Jeder trauert auf seine Weise – und das ist so in Ordnung
    Jeder Mensch trauert anders. Und jeder Mensch trauert auf seine ganz spezifische Weise. Darin drückt sich seine Persönlichkeit aus, wie sie sich im Laufe seines Lebens entwickelt hat. Hier zeigt sich wieder unser Lebensskript, das auch unseren Umgang mit Gefühlen prägt. Wenn wir als Kind einen Verlust erlebt haben, haben wir sehr häufig auch ein besonderes Verlust- und Trauerskript entwickelt, das uns vorgibt, wie wir mit einem Verlust und der Trauer umgehen können und sollen. Dabei können die Verarbeitung eines Verlustes in der Kindheit und das Ergebnis in Gestalt eines Trauerskriptes sehr unterschiedlich ausfallen.
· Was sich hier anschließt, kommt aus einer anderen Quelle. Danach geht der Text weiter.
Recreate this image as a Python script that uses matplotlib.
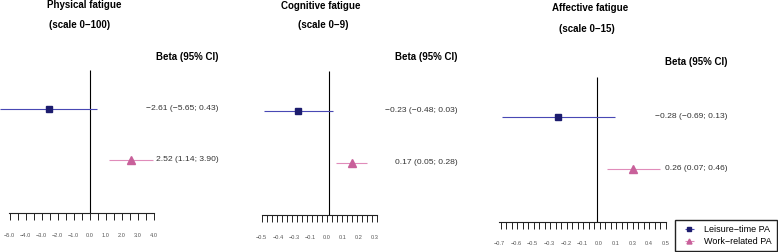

Eine Frau, die ihre Mutter früh verloren hat, hat gelernt, dass Verluste zum Leben gehören und dass man damit leben kann. Sie kann dann nun als Erwachsene bewusst und aktiv mit der Trauer um ihren Mann umgehen. Ein anderer Mann, der früh seinen Vater verlor, hat für sich ein Trauerskript entwickelt, das folgende Überzeugung formuliert: »Man muss hart bleiben, auch wenn jemand stirbt. Lass dich deine Trauer nicht spüren.« Beim Tod seiner Tochter versucht er, dieses Skript anzuwenden. Doch seine Gefühle sind zu heftig, als dass sein altes Trauerskript noch anzuwenden wäre. Er selbst und damit sein Trauerskript brechen im Schmerz zusammen. Das verunsichert ihn zunächst, ist aber auch eine große Chance für ihn, weil er nun sich ganz auf seine Trauer einlassen und langfristig sein altes Trauerskript verändern kann.
    Diese Beispiele zeigen, wie unsere Lebenserfahrungen, wie unsere Persönlichkeit und unser spezifisches Trauerskript – beziehungsweise die Grenzen und Schwächen des Trauerskriptes – unsere Art des Trauerns bestimmen. Der Umgang mit einem Verlust und das Erleben unserer Trauer sind so Ausdruck unserer ganz eigenen Individualität. Jeder hat damit eine eigene Art des Trauerns und einen eigenen Trauerstil. Es wichtig, sich im Prozess des Trauerns in diesem Trauerstil kennenzulernen, um zu verstehen, was die Stärken, aber auch die Schwäche in der eigenen Art des Trauerns sind. Es gibt kein »perfektes Trauern«. In unserem Trauern sind wir so besonders, aber eben auch so verletzlich, manchmal auch so einseitig und immer so unvollkommen, wie wir als Mensch sind – und in einer schweren Verlustsituation mehr dennje. Deshalb sollten wir auch freundlich und liebevoll mit unserer Art des Trauerns umgehen. Wir haben keine andere Art und jetzt können wir auf die Schnelle auch keine andere entwickeln. Allerdings können wir uns von anderen, sei es vom Partner oder von einem anderen Familienmitglied, in unserer Art des Trauerns ergänzen und korrigieren lassen.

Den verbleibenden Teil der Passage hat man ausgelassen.